Bellemare’s appointment as Minister of Finance therefore bridges national fiscal governance and supranational monetary oversight. Rather than representing a conflict of roles, the decree treats this dual expertise as an asset, reinforcing confidence in fiscal discipline, monetary–fiscal coordination, and institutional continuity within both Saint-Castin and the LMCU.
Why the Castinian Democratic Coalition Holds a Seat

Nationally, the Castinian Democratic Coalition placed third in the consultative ballot with 13.7 per cent, behind the Liberal Party’s 22.7 per cent. The discrepancy between national ranking and institutional presence has nonetheless become one of the most discussed outcomes of the designation process.
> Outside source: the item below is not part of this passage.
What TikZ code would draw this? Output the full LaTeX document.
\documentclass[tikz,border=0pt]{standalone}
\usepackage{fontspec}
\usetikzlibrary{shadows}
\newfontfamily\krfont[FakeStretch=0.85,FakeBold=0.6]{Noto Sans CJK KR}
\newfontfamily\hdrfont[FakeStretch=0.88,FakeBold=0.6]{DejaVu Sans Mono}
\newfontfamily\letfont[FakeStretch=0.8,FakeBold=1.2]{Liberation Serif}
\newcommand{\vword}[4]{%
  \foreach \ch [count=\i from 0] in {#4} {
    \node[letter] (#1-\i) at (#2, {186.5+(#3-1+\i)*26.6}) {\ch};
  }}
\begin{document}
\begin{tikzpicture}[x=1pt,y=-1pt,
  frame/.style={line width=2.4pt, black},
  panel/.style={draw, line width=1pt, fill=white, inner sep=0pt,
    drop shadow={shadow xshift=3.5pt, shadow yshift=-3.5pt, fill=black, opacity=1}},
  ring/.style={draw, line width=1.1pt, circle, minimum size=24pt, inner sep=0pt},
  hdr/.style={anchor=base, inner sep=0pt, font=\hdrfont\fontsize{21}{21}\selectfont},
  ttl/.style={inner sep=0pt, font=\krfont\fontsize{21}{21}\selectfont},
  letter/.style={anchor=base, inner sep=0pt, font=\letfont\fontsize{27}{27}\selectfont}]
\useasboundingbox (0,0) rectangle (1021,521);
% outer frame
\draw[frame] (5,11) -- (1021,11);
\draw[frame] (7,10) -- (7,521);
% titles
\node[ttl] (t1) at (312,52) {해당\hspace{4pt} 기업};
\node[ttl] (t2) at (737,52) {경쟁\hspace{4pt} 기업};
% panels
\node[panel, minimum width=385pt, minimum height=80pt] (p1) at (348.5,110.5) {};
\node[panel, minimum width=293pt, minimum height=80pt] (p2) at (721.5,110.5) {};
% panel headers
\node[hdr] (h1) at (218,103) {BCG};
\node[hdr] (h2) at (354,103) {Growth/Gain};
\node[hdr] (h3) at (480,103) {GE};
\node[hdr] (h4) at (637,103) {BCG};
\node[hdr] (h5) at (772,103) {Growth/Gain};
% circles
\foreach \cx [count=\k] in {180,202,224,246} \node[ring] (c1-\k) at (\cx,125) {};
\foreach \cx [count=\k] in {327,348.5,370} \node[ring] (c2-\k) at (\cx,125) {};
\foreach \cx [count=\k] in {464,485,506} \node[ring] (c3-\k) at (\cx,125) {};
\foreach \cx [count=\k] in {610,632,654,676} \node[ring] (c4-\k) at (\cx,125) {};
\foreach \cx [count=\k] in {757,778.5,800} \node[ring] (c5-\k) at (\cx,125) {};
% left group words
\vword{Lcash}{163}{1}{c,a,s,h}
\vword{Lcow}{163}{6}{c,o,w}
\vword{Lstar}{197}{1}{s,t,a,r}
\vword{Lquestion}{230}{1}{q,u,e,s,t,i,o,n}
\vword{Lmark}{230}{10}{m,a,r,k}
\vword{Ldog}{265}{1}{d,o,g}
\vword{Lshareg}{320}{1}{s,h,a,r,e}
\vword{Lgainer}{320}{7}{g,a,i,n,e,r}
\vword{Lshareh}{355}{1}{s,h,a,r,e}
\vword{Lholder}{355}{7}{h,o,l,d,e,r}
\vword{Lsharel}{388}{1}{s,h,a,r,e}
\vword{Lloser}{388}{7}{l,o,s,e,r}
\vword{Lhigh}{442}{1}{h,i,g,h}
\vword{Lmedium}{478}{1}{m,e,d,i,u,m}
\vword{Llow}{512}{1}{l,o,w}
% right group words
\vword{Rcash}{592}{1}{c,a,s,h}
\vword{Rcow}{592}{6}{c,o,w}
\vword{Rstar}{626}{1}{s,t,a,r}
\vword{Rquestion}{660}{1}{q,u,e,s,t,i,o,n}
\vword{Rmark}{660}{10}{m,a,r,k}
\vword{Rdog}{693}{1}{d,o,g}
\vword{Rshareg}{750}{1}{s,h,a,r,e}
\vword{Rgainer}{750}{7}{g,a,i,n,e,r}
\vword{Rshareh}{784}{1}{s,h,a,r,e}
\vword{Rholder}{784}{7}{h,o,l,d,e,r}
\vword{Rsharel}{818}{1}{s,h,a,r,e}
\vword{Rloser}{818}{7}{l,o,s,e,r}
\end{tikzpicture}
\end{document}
The explanation lies in Saint-Castin’s constitutional logic. Institutional relevance is determined by territorial concentration, not national aggregation. In the Simard division, the Coalition demonstrated clear consultative strength, surpassing the representativity threshold and establishing itself as the dominant local force. That territorial signal carried constitutional weight independent of national totals.
The Liberal Party, by contrast, despite securing 22.7 per cent of the national consultative vote, failed to consolidate its support within any single division. In Saint-Castin’s system, dispersed support does not translate into institutional presence.
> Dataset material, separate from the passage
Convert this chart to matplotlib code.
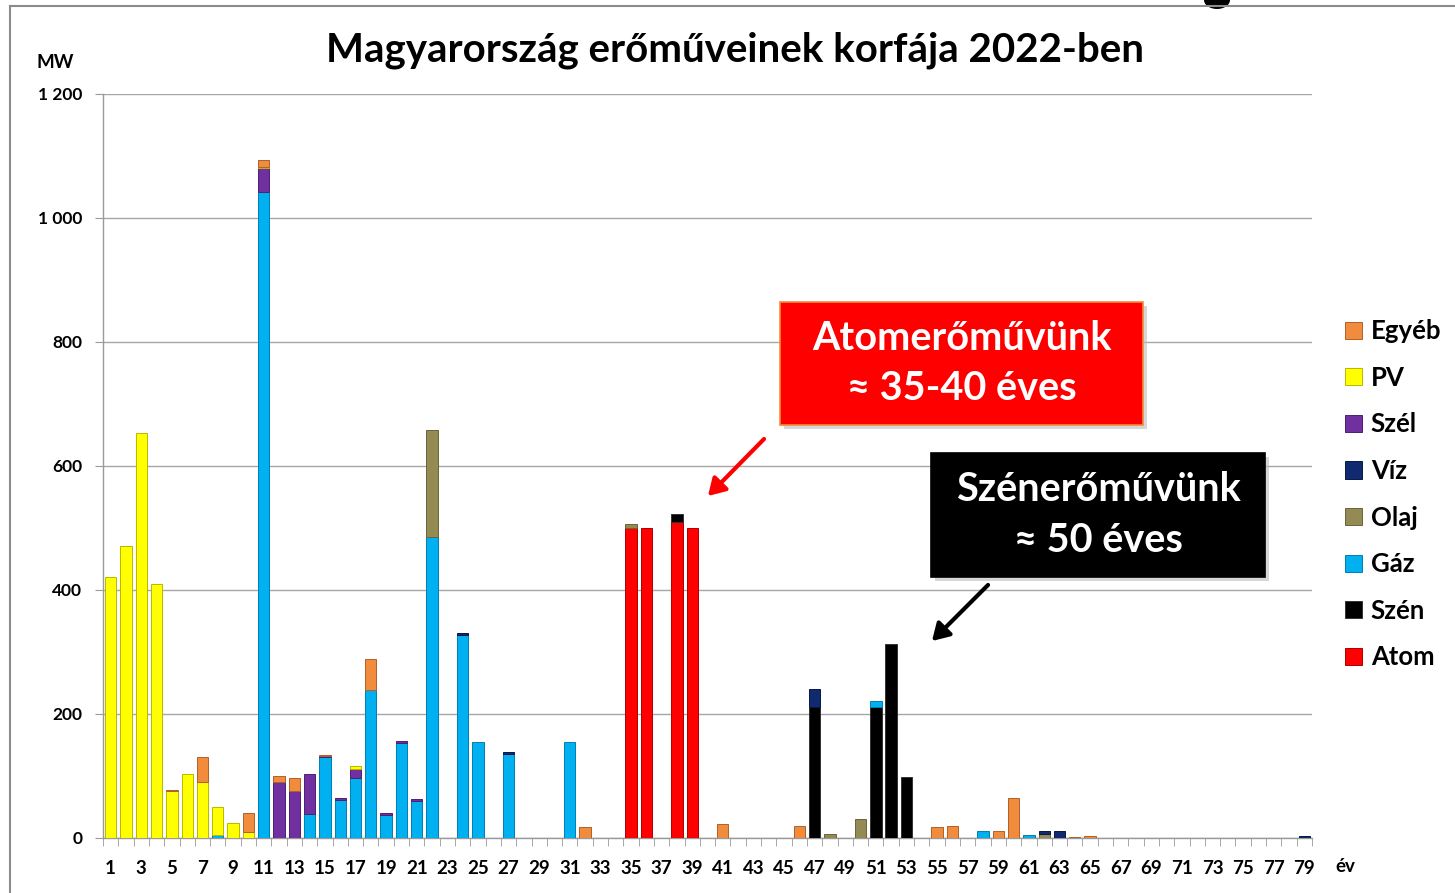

The Liberal Party’s Absence and Extra-Institutional Opposition
Despite securing 22.7 per cent of the national consultative vote—second overall—the Liberal Party of Saint-Castin did not translate that support into representation within the Legislative Council.
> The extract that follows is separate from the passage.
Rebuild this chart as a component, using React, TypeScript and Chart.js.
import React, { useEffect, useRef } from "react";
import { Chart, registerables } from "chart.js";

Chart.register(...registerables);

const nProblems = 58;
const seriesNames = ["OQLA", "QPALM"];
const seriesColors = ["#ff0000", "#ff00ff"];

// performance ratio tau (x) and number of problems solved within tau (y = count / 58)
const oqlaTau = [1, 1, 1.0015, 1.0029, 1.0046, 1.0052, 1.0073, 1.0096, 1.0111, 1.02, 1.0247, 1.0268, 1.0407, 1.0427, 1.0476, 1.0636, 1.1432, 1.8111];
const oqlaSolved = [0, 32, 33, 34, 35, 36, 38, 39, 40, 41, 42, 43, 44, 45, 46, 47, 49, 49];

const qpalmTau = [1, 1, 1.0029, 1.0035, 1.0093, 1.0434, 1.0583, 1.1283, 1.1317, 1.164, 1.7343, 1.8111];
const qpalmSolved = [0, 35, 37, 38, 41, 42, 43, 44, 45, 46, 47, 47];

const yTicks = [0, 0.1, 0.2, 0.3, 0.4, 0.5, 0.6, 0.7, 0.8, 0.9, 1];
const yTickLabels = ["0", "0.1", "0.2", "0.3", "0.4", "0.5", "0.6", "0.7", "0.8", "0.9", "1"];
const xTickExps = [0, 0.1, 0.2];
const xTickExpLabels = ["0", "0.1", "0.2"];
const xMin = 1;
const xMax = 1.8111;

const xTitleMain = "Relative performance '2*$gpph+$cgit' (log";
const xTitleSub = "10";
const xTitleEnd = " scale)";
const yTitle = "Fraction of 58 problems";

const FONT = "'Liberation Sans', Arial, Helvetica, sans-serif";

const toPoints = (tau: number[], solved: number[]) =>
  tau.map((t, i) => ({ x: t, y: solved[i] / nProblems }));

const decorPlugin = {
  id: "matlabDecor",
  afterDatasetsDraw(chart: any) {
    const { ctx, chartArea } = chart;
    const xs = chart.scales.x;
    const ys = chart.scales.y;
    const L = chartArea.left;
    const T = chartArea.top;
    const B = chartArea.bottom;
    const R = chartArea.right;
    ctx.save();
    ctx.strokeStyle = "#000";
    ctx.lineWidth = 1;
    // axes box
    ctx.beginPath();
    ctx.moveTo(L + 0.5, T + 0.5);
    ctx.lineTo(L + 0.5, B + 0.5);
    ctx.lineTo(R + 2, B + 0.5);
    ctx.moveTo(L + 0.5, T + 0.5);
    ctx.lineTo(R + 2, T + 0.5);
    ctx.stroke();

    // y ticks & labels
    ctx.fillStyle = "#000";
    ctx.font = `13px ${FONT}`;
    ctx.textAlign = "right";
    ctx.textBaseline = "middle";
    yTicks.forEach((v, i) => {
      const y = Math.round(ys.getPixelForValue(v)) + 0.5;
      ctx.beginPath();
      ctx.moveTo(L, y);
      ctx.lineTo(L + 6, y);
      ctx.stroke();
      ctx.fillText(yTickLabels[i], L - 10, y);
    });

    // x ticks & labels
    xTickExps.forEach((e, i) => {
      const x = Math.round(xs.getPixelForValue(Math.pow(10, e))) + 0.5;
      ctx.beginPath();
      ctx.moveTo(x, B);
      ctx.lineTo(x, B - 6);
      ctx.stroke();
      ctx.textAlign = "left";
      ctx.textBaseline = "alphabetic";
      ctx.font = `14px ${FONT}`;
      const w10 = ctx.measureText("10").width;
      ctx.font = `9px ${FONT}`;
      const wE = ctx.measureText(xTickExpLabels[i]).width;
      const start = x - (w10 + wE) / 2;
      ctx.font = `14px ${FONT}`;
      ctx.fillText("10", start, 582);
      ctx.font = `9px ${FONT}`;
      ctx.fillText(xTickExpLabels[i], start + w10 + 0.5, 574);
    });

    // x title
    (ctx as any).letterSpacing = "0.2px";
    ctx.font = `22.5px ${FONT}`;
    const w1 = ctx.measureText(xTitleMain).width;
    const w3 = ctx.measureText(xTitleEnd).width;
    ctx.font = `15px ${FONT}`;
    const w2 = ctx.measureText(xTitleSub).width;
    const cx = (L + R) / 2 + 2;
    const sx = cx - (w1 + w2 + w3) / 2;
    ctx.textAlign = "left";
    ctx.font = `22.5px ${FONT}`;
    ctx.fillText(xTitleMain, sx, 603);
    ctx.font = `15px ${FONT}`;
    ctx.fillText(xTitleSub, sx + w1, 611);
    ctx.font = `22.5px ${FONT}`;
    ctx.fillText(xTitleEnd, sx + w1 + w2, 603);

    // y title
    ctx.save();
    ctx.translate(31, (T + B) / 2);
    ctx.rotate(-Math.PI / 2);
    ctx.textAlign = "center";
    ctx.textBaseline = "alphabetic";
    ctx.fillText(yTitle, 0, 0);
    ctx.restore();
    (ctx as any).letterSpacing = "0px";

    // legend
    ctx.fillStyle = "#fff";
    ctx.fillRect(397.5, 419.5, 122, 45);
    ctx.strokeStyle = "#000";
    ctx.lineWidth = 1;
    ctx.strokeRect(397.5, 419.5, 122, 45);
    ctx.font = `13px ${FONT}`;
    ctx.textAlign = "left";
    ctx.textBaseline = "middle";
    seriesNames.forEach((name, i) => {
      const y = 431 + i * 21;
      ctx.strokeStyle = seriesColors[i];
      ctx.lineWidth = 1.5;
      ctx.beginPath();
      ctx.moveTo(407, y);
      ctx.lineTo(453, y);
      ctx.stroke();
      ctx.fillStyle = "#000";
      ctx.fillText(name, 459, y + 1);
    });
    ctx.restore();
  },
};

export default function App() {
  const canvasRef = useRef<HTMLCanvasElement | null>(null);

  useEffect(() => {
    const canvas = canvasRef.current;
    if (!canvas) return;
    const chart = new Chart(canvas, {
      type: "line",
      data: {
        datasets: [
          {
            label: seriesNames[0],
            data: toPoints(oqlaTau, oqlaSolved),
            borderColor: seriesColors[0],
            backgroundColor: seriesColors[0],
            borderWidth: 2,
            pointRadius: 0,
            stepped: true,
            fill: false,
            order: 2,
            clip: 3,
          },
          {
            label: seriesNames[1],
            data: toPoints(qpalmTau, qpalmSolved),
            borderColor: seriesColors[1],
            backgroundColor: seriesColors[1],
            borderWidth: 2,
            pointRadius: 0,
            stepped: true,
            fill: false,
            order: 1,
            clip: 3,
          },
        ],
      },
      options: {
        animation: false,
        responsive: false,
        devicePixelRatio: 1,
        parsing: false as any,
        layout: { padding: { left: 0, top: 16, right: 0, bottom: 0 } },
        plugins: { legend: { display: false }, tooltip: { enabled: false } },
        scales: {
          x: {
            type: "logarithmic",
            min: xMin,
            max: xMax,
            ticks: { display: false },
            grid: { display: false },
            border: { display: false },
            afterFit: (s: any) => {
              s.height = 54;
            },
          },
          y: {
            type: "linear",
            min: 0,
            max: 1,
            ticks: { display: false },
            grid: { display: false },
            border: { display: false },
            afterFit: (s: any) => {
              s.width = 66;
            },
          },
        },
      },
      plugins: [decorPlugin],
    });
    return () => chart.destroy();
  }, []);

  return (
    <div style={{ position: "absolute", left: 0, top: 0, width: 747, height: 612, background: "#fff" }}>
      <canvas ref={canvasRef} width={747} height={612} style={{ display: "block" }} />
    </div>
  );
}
This absence does not signify political withdrawal. Party spokespersons have indicated that the Liberals intend to continue exercising their role as an opposition force outside the Legislative Council, relying on public statements, policy advocacy, media engagement, and participation in consultative and civic forums.
Several factors appear to have contributed to the party’s weaker territorial performance. Operating without a formally designated leader, the Liberals relied on a collective spokesperson model that complicated message discipline. Their policy positioning—situated between Citizen Option’s social programme and the Castinian Democratic Coalition’s fiscal-institutional clarity—struggled to translate into a territorially concentrated base of support.
Within Saint-Castin’s constitutional framework, opposition is not confined to legislative chambers alone. The current configuration reflects not the disappearance of liberal opposition, but a shift in the arenas through which it is expressed.
The Legislative Council as Constitutional Foundation
The Legislative Council constituted by the January 13 decree is composed of five members—three returning councillors and two first-term appointees—each representing a distinct legislative division. Rather than functioning as an adversarial parliament, the Council serves as the constitutional foundation of the executive itself.
This design favours collective responsibility and discourages fragmentation, reinforcing continuity while allowing for controlled renewal.
From Signal to Structure
Taken as a whole, the January 13 decree illustrates Saint-Castin’s governing philosophy: change through reallocation, not rupture. Leadership is preserved, experience redeployed, and renewal introduced selectively.
The decree does not dramatize power. It assembles it—deliberately, coherently, and in accordance with a constitutional logic that privileges stability shaped by experience over volatility driven by arithmetic.